The negative predictive value of preoperative urodynamics for stress urinary incontinence following prolapse surgery
Introduction and hypothesis
There is no consensus for the evaluation of stress urinary incontinence (SUI) in patients planning pelvic organ prolapse (POP) surgery. We sought to determine the negative predictive value (NPV) of prolapse reduction during preoperative urodynamics (UDS) for postoperative SUI.
We performed a retrospective study of 322 women with preoperative UDS and subsequent POP surgery. Abstracted data included demographics, prolapse stage, prior prolapse or incontinence surgery, preoperative SUI complaint, prolapse reduction method, and length of follow-up. Any woman who reported SUI symptoms within 6 months from surgery was considered a diagnostic UDS failure. The NPV was calculated by dividing the number of patients who did not demonstrate SUI on UDS and had no postoperative SUI by the number of patients who did not demonstrate SUI on UDS.
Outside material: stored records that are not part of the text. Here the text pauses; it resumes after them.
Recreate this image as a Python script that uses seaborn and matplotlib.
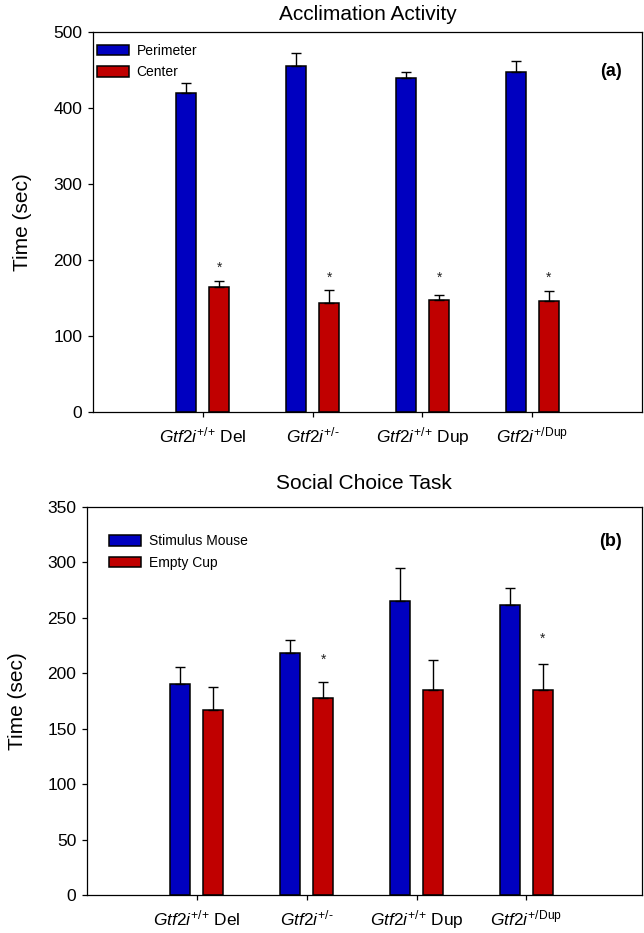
import numpy as np
import pandas as pd
import matplotlib
matplotlib.use("Agg")
import matplotlib.pyplot as plt
import seaborn as sns
from matplotlib.patches import Patch

# genotype labels (mathtext: italic gene name + superscript)
genotypes = [
    r"$\mathit{Gtf2i}^{\text{+/+}}$ Del",
    r"$\mathit{Gtf2i}^{\text{+/-}}$",
    r"$\mathit{Gtf2i}^{\text{+/+}}$ Dup",
    r"$\mathit{Gtf2i}^{\text{+/Dup}}$",
]

# (a) acclimation activity
accl_groups = ["Perimeter", "Center"]
accl_perimeter = [420, 455, 440, 447]
accl_perimeter_err = [13, 17, 8, 15]
accl_center = [164, 144, 147, 146]
accl_center_err = [9, 16, 7, 13]
accl_stars = [None, None, None, None, 190, 177, 177, 177]

# (b) social choice task
social_groups = ["Stimulus Mouse", "Empty Cup"]
social_mouse = [190, 218, 265, 262]
social_mouse_err = [16, 12, 30, 15]
social_cup = [167, 178, 185, 185]
social_cup_err = [21, 14, 27, 23]
social_stars = [None, None, None, None, None, 212, None, 231]

BLUE = "#0000C0"
RED = "#C00000"

sns.set_theme(style="ticks")
plt.rcParams["font.family"] = ["Liberation Sans", "DejaVu Sans"]
plt.rcParams["mathtext.fontset"] = "custom"
plt.rcParams["mathtext.rm"] = "Liberation Sans"
plt.rcParams["mathtext.it"] = "Liberation Sans:italic"
plt.rcParams["mathtext.bf"] = "Liberation Sans:bold"
for key in ["text.color", "axes.labelcolor", "xtick.color", "ytick.color", "axes.edgecolor"]:
    plt.rcParams[key] = "black"


def make_df(groups, a, b):
    return pd.DataFrame({
        "genotype": genotypes * 2,
        "group": [groups[0]] * 4 + [groups[1]] * 4,
        "time": list(a) + list(b),
    })


def draw_panel(ax, df, groups, errs, stars, ymax, ystep, title, title_pad, tag, leg_anchor, tag_pos, xmax):
    sns.barplot(
        data=df, x="genotype", y="time", hue="group",
        order=genotypes, hue_order=groups, palette=[BLUE, RED],
        width=0.606, gap=0.4, saturation=1, errorbar=None,
        edgecolor="black", linewidth=1.1, ax=ax,
    )
    # upper-only error bars
    k = 0
    for cont, err in zip(ax.containers, errs):
        xs = [b.get_x() + b.get_width() / 2 for b in cont]
        ys = [b.get_height() for b in cont]
        ax.errorbar(xs, ys, yerr=[np.zeros(len(err)), err], fmt="none",
                    ecolor="black", elinewidth=1.0, capsize=3.6, capthick=1.0, zorder=1)
        for x in xs:
            if stars[k] is not None:
                ax.text(x, stars[k], "*", ha="center", va="center", fontsize=10, color="#222222")
            k += 1

    ax.set_xlim(-1, xmax)
    ax.set_ylim(0, ymax)
    ax.set_yticks(np.arange(0, ymax + 1, ystep))
    ax.set_xlabel("")
    ax.set_ylabel("Time (sec)", fontsize=15)
    ax.set_title(title, fontsize=15, pad=title_pad)
    for s in ax.spines.values():
        s.set_visible(True)
        s.set_linewidth(0.9)
        s.set_color("black")
    ax.tick_params(axis="both", direction="out", length=3.6, width=0.9, labelsize=12.5, pad=4)
    ax.tick_params(axis="x", pad=6)

    handles = [Patch(facecolor=BLUE, edgecolor="black", linewidth=1.1),
               Patch(facecolor=RED, edgecolor="black", linewidth=1.1)]
    ax.legend(handles, groups, loc="upper left", bbox_to_anchor=leg_anchor,
              frameon=False, fontsize=10, borderaxespad=0, borderpad=0,
              handlelength=2.3, handleheight=0.8, handletextpad=0.55, labelspacing=0.55)
    ax.text(tag_pos[0], tag_pos[1], tag, transform=ax.transAxes, ha="center", va="center",
            fontsize=13, fontweight="bold")


fig = plt.figure(figsize=(6.44, 9.33), dpi=100)
ax1 = fig.add_axes([0.1444, 0.5584, 0.8525, 0.4073])
ax2 = fig.add_axes([0.1351, 0.0407, 0.8613, 0.4159])

draw_panel(ax1, make_df(accl_groups, accl_perimeter, accl_center), accl_groups,
           [accl_perimeter_err, accl_center_err], accl_stars, 500, 100,
           "Acclimation Activity", 9, "(a)", (0.007, 0.969), (0.943, 0.897), 4.0)
draw_panel(ax2, make_df(social_groups, social_mouse, social_cup), social_groups,
           [social_mouse_err, social_cup_err], social_stars, 350, 50,
           "Social Choice Task", 13, "(b)", (0.040, 0.930), (0.944, 0.912), 4.05)

ax1.yaxis.set_label_coords(-0.112, 0.5)
ax2.yaxis.set_label_coords(-0.108, 0.5)

fig.savefig("out.png", dpi=100)
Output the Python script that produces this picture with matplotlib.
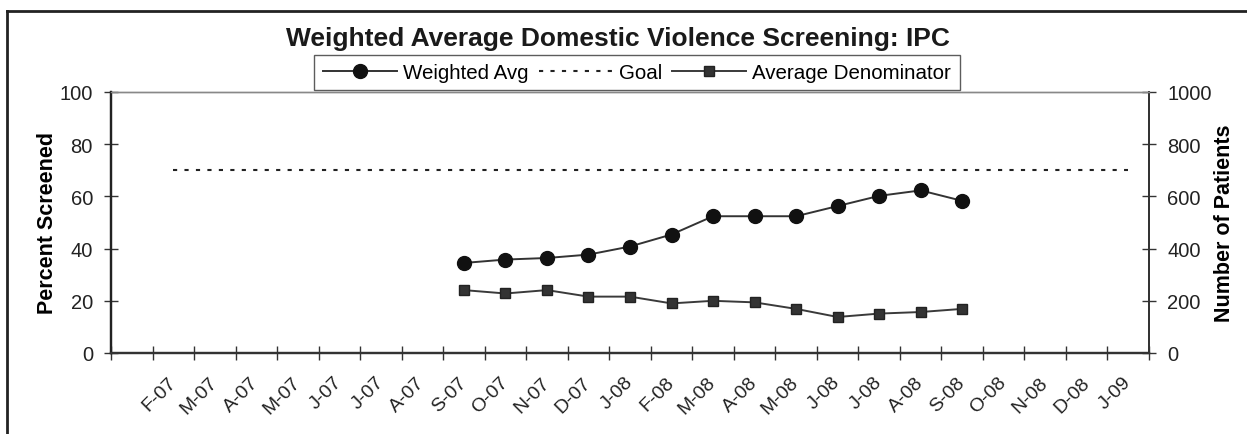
import matplotlib
matplotlib.use("Agg")
import matplotlib.pyplot as plt
from matplotlib.lines import Line2D
from matplotlib.transforms import ScaledTranslation
import numpy as np

plt.rcParams['font.family'] = ['Liberation Sans', 'DejaVu Sans']

# Data
month_labels = ['F-07', 'M-07', 'A-07', 'M-07', 'J-07', 'J-07', 'A-07', 'S-07',
                'O-07', 'N-07', 'D-07', 'J-08', 'F-08', 'M-08', 'A-08', 'M-08',
                'J-08', 'J-08', 'A-08', 'S-08', 'O-08', 'N-08', 'D-08', 'J-09']
label_slots = list(range(1, 25))          # category slots carrying a label
data_slots = list(range(8, 21))           # S-07 .. S-08
weighted_avg = [34.5, 35.8, 36.4, 37.7, 40.8, 45.4, 52.4, 52.4, 52.4, 56.3, 60.2, 62.3, 58.3]
avg_denominator = [241, 228, 241, 216, 216, 190, 200, 194, 169, 138, 151, 157, 169]
goal_slots = list(range(1, 25))
goal = [70] * len(goal_slots)
n_slots = 25

W, H = 1247, 435
fig = plt.figure(figsize=(W / 100, H / 100), dpi=100)
ax = fig.add_axes([111 / W, 1 - 354 / H, (1149 - 111) / W, (354 - 93) / H])
ax2 = ax.twinx()

# Series
xs = np.array(data_slots) + 0.5
l1, = ax.plot(xs, weighted_avg, color='#333333', lw=1.4, marker='o', ms=10,
              mfc='#111111', mec='#111111', label='Weighted Avg', zorder=3)
l2, = ax.plot(np.array(goal_slots) + 0.5, goal, color='#222222', lw=1.5,
              dashes=(2, 3.5), label='Goal')
l3, = ax2.plot(xs, avg_denominator, color='#3a3a3a', lw=1.4, marker='s', ms=7.5,
               mfc='#333333', mec='#222222', label='Average Denominator', zorder=3)

# Axes
ax.set_xlim(0, n_slots)
ax.set_ylim(0, 100)
ax2.set_ylim(0, 1000)
ax.set_yticks(range(0, 101, 20))
ax2.set_yticks(range(0, 1001, 200))
ax.set_xticks(range(0, n_slots + 1))
ax.set_xticklabels([])
ax.set_xticks(np.array(label_slots) + 0.5, minor=True)
ax.set_xticklabels(month_labels, minor=True, rotation=45, ha='right', va='center',
                   rotation_mode='anchor', fontsize=14, color='#222222')
for lab in ax.get_xticklabels(minor=True):
    lab.set_transform(lab.get_transform() + ScaledTranslation(-0.13, 0, fig.dpi_scale_trans))

ax.tick_params(axis='x', which='major', direction='inout', length=10, width=1, color='#333333')
ax.tick_params(axis='x', which='minor', length=0, pad=19)
ax.tick_params(axis='y', direction='inout', length=10, width=1, color='#333333',
               labelsize=14.5, labelcolor='#222222', pad=8)
ax2.tick_params(axis='y', direction='inout', length=10, width=1, color='#333333',
                labelsize=14.5, labelcolor='#222222', pad=8)

for a in (ax, ax2):
    a.spines['top'].set_color('#888888')
    a.spines['top'].set_linewidth(1)
    a.spines['left'].set_color('#222222')
    a.spines['left'].set_linewidth(1.6)
    a.spines['bottom'].set_color('#333333')
    a.spines['bottom'].set_linewidth(1.6)
    a.spines['right'].set_color('#333333')
    a.spines['right'].set_linewidth(1.3)

ax.set_ylabel('Percent Screened', fontsize=15.5, fontweight='bold', labelpad=1)
ax2.set_ylabel('Number of Patients', fontsize=15.5, fontweight='bold', labelpad=2)

# Title
fig.text(618 / W, 1 - 39 / H, 'Weighted Average Domestic Violence Screening: IPC',
         ha='center', va='center', fontsize=19, fontweight='bold', color='#1a1a1a')

# Legend
leg = fig.legend(handles=[l1, l2, l3], loc='upper center', ncol=3,
                 bbox_to_anchor=(637 / W, 1 - 56 / H), fontsize=14.8,
                 frameon=True, fancybox=False, borderpad=0.4, handlelength=3.6,
                 handletextpad=0.3, columnspacing=0.5, borderaxespad=0)
leg.get_frame().set_edgecolor('#333333')
leg.get_frame().set_linewidth(1)

# Outer frame (top and left edges of the chart area)
fig.add_artist(Line2D([7 / W, 1], [1 - 12 / H, 1 - 12 / H], color='#222222', lw=2,
                      transform=fig.transFigure))
fig.add_artist(Line2D([7 / W, 7 / W], [1 - 12 / H, 0], color='#222222', lw=2,
                      transform=fig.transFigure))

fig.savefig('out.png', dpi=100)
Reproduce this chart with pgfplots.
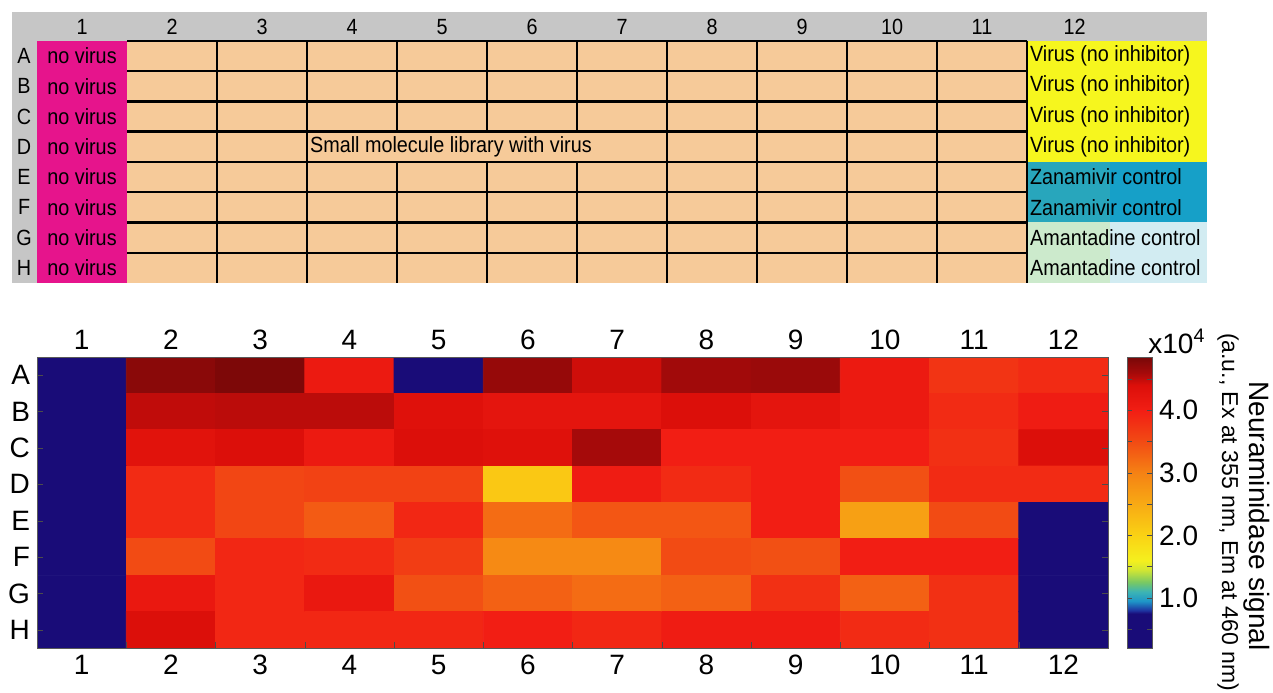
\documentclass[border=0pt]{standalone}
\usepackage{pgfplots}
\pgfplotsset{compat=1.18}
\usepackage{fontspec}
\setmainfont{Liberation Sans}
\definecolor{pinkc}{RGB}{230,20,140}
\definecolor{tanc}{RGB}{246,202,153}
\definecolor{yelc}{RGB}{246,246,30}
\definecolor{tealA}{RGB}{40,166,188}
\definecolor{tealB}{RGB}{22,160,200}
\definecolor{amg}{RGB}{204,234,204}
\definecolor{amc}{RGB}{210,236,242}
\definecolor{grayc}{RGB}{198,198,198}
\newcommand\fA{\fontsize{14}{16}\selectfont}
\newcommand\fT{\fontsize{11}{12}\selectfont}
\pgfplotsset{colormap={plate}{[1pt]
 rgb255(4pt)=(25,12,120); rgb255(15pt)=(25,12,120); rgb255(16pt)=(30,50,160);
 rgb255(19pt)=(30,150,200); rgb255(22pt)=(60,180,180); rgb255(25pt)=(120,200,100);
 rgb255(29pt)=(210,230,50); rgb255(32pt)=(245,240,30); rgb255(40pt)=(250,210,20);
 rgb255(50pt)=(248,170,20); rgb255(60pt)=(245,130,20); rgb255(70pt)=(242,75,20);
 rgb255(80pt)=(242,30,20); rgb255(88pt)=(220,15,10); rgb255(92pt)=(165,10,10);
 rgb255(97pt)=(120,8,8)}}
\begin{document}
\begin{tikzpicture}
\path[use as bounding box] (0,0) rectangle (636.5pt,346pt);
% ---------------- plate layout ----------------
\begin{axis}[at={(6pt,204.5pt)}, anchor=south west, scale only axis,
  width=597.5pt, height=135.5pt, xmin=0.222, xmax=13.5, ymin=-0.45, ymax=8.5,
  y dir=reverse, hide axis, clip=false, unbounded coords=jump]
\addplot[fill=grayc, draw=none] coordinates {(0.222,-0.45) (13.5,-0.45) (13.5,0.5) (0.222,0.5)} -- cycle;
\addplot[fill=grayc, draw=none] coordinates {(0.222,0.5) (0.5,0.5) (0.5,8.5) (0.222,8.5)} -- cycle;
\addplot[fill=pinkc, draw=none] coordinates {(0.5,0.5) (1.5,0.5) (1.5,8.5) (0.5,8.5)} -- cycle;
\addplot[fill=tanc, draw=none] coordinates {(1.5,0.5) (11.5,0.5) (11.5,8.5) (1.5,8.5)} -- cycle;
\addplot[fill=yelc, draw=none] coordinates {(11.5,0.5) (13.5,0.5) (13.5,4.5) (11.5,4.5)} -- cycle;
\addplot[fill=tealA, draw=none] coordinates {(11.5,4.5) (12.42,4.5) (12.42,6.5) (11.5,6.5)} -- cycle;
\addplot[fill=tealB, draw=none] coordinates {(12.42,4.5) (13.5,4.5) (13.5,6.5) (12.42,6.5)} -- cycle;
\addplot[fill=amg, draw=none] coordinates {(11.5,6.5) (12.42,6.5) (12.42,8.5) (11.5,8.5)} -- cycle;
\addplot[fill=amc, draw=none] coordinates {(12.42,6.5) (13.5,6.5) (13.5,8.5) (12.42,8.5)} -- cycle;
\addplot[black, line width=1.2pt] coordinates {
 (1.5,0.5)(11.5,0.5) (nan,nan) (1.5,1.5)(11.5,1.5) (nan,nan)
 (1.5,2.5)(11.5,2.5) (nan,nan) (1.5,3.5)(11.5,3.5) (nan,nan)
 (1.5,4.5)(11.5,4.5) (nan,nan) (1.5,5.5)(11.5,5.5) (nan,nan)
 (1.5,6.5)(11.5,6.5) (nan,nan) (1.5,7.5)(11.5,7.5) (nan,nan)
 (2.5,0.5)(2.5,8.5) (nan,nan) (3.5,0.5)(3.5,8.5) (nan,nan)
 (4.5,0.5)(4.5,3.5) (nan,nan) (4.5,4.5)(4.5,8.5) (nan,nan)
 (5.5,0.5)(5.5,3.5) (nan,nan) (5.5,4.5)(5.5,8.5) (nan,nan)
 (6.5,0.5)(6.5,3.5) (nan,nan) (6.5,4.5)(6.5,8.5) (nan,nan)
 (7.5,0.5)(7.5,8.5) (nan,nan) (8.5,0.5)(8.5,8.5) (nan,nan)
 (9.5,0.5)(9.5,8.5) (nan,nan) (10.5,0.5)(10.5,8.5) (nan,nan)
 (11.5,0.5)(11.5,8.5)};
\pgfplotsinvokeforeach{1,...,11}{\node[font=\fT, xscale=0.9] at (axis cs:#1,0.05) {#1};}
\node[font=\fT, xscale=0.9] at (axis cs:12.03,0.05) {12};
\pgfplotsinvokeforeach{1,...,8}{\node[font=\fT, xscale=0.9] at (axis cs:1,#1) {no virus};}
\node[font=\fT, xscale=0.9] at (axis cs:0.356,1) {A};
\node[font=\fT, xscale=0.9] at (axis cs:0.356,2) {B};
\node[font=\fT, xscale=0.9] at (axis cs:0.356,3) {C};
\node[font=\fT, xscale=0.9] at (axis cs:0.356,4) {D};
\node[font=\fT, xscale=0.9] at (axis cs:0.356,5) {E};
\node[font=\fT, xscale=0.9] at (axis cs:0.356,6) {F};
\node[font=\fT, xscale=0.9] at (axis cs:0.356,7) {G};
\node[font=\fT, xscale=0.9] at (axis cs:0.356,8) {H};
\pgfplotsinvokeforeach{1,...,4}{\node[font=\fT, xscale=0.9, anchor=west, inner sep=0pt] at (axis cs:11.53,#1) {Virus (no inhibitor)};}
\pgfplotsinvokeforeach{5,6}{\node[font=\fT, xscale=0.9, anchor=west, inner sep=0pt] at (axis cs:11.53,#1) {Zanamivir control};}
\pgfplotsinvokeforeach{7,8}{\node[font=\fT, xscale=0.9, anchor=west, inner sep=0pt] at (axis cs:11.53,#1) {Amantadine control};}
\node[font=\fT, xscale=0.9, anchor=west, inner sep=0pt] at (axis cs:3.53,4) {Small molecule library with virus};
\end{axis}
% ---------------- heat map ----------------
\begin{axis}[at={(18.5pt,22pt)}, anchor=south west, scale only axis,
  width=535.5pt, height=145.5pt, xmin=0.5, xmax=12.5, ymin=0.5, ymax=8.5,
  y dir=reverse, axis on top, enlargelimits=false,
  xtick={1,...,12}, xticklabels={1,2,3,4,5,6,7,8,9,10,11,12},
  ytick={1,...,8}, yticklabels={A,B,C,D,E,F,G,H},
  xtick pos=left, major x tick style={draw=none},
  minor xtick={1.5,2.5,...,11.5}, minor tick length=3pt,
  major tick length=3pt, tick align=inside,
  tick style={gray!60!black}, axis line style={gray!70!black},
  ticklabel style={font=\fA},
  colormap name=plate, point meta min=0.2, point meta max=4.85,
  colorbar,
  colorbar style={at={(parent axis.north east)}, anchor=north west, xshift=1pt,
    width=12.5pt, ytick={0.5,1,...,4.5}, yticklabels={,1.0,,2.0,,3.0,,4.0,},
    yticklabel style={font=\fA}, major tick length=2.5pt, tick align=inside,
    ytick pos=both, yticklabel pos=right,
    tick style={gray!60!black}, axis line style={gray!70!black}}]
\addplot[matrix plot*, mesh/cols=12, point meta=explicit] table[meta=z] {
x y z
1 1 0.3
2 1 4.75
3 1 4.82
4 1 4.1
5 1 0.3
6 1 4.68
7 1 4.45
8 1 4.62
9 1 4.66
10 1 4.1
11 1 3.75
12 1 3.85
1 2 0.3
2 2 4.5
3 2 4.52
4 2 4.52
5 2 4.35
6 2 4.25
7 2 4.25
8 2 4.4
9 2 4.25
10 2 4.1
11 2 3.85
12 2 4.05
1 3 0.3
2 3 4.3
3 3 4.4
4 3 4.1
5 3 4.4
6 3 4.35
7 3 4.6
8 3 4.0
9 3 4.0
10 3 4.0
11 3 3.8
12 3 4.4
1 4 0.3
2 4 3.85
3 4 3.55
4 4 3.6
5 4 3.6
6 4 2.12
7 4 4.05
8 4 3.85
9 4 4.0
10 4 3.45
11 4 3.85
12 4 3.85
1 5 0.3
2 5 3.85
3 5 3.55
4 5 3.35
5 5 3.9
6 5 3.2
7 5 3.4
8 5 3.4
9 5 4.0
10 5 2.62
11 5 3.5
12 5 0.3
1 6 0.3
2 6 3.5
3 6 3.9
4 6 3.85
5 6 3.65
6 6 2.9
7 6 2.9
8 6 3.5
9 6 3.45
10 6 4.0
11 6 4.0
12 6 0.3
1 7 0.3
2 7 4.15
3 7 3.9
4 7 4.15
5 7 3.45
6 7 3.3
7 7 3.2
8 7 3.3
9 7 3.8
10 7 3.3
11 7 3.8
12 7 0.3
1 8 0.3
2 8 4.4
3 8 3.9
4 8 3.9
5 8 3.9
6 8 4.0
7 8 3.9
8 8 4.05
9 8 4.05
10 8 3.85
11 8 3.8
12 8 0.3
};
\end{axis}
% top tick labels of the heat map
\begin{axis}[at={(18.5pt,22pt)}, anchor=south west, scale only axis,
  width=535.5pt, height=145.5pt, xmin=0.5, xmax=12.5, ymin=0.5, ymax=8.5,
  hide y axis, axis line style={draw=none}, xticklabel pos=upper,
  xtick={1,...,12}, xticklabels={1,2,3,4,5,6,7,8,9,10,11,12},
  major tick length=0pt, ticklabel style={font=\fA}]
\addplot[draw=none] coordinates {(1,1)};
\end{axis}
\node[anchor=base west, inner sep=0pt, font=\fA] at (574pt,169.5pt) {x10\textsuperscript{4}};
\node[rotate=-90, inner sep=0pt, font=\fA] at (628.5pt,88pt) {Neuraminidase signal};
\node[rotate=-90, inner sep=0pt, font=\fontsize{11.5}{12}\selectfont] at (614pt,90pt) {(a.u., Ex at 355 nm, Em at 460 nm)};
\end{tikzpicture}
\end{document}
Patient characteristics (age, race, parity, prolapse stage, prior surgery, and length of follow-up) were similar among those who had urodynamic-proven SUI and those who did not. The NPV of preoperative UDS for postoperative SUI in patients undergoing any POP repair was 97.9.0% [95% confidence interval (CI) 92.7–99.7%]. The NPV remained high in the subset of patients who underwent an apical suspension—98.6% (95% CI 92.7–100.0%)—as well as those without a preoperative SUI complaint—98.6% (95% CI 92.3–100.0%). In most patients (72.9%), a ring pessary with support combined with intraprocedural manipulation allowed for reliable stress testing.
Our study supports using preoperative UDS as a screening tool to avoid unnecessary concomitant continence procedures. Further studies are needed to individualize patient preoperative assessment and surgical counseling.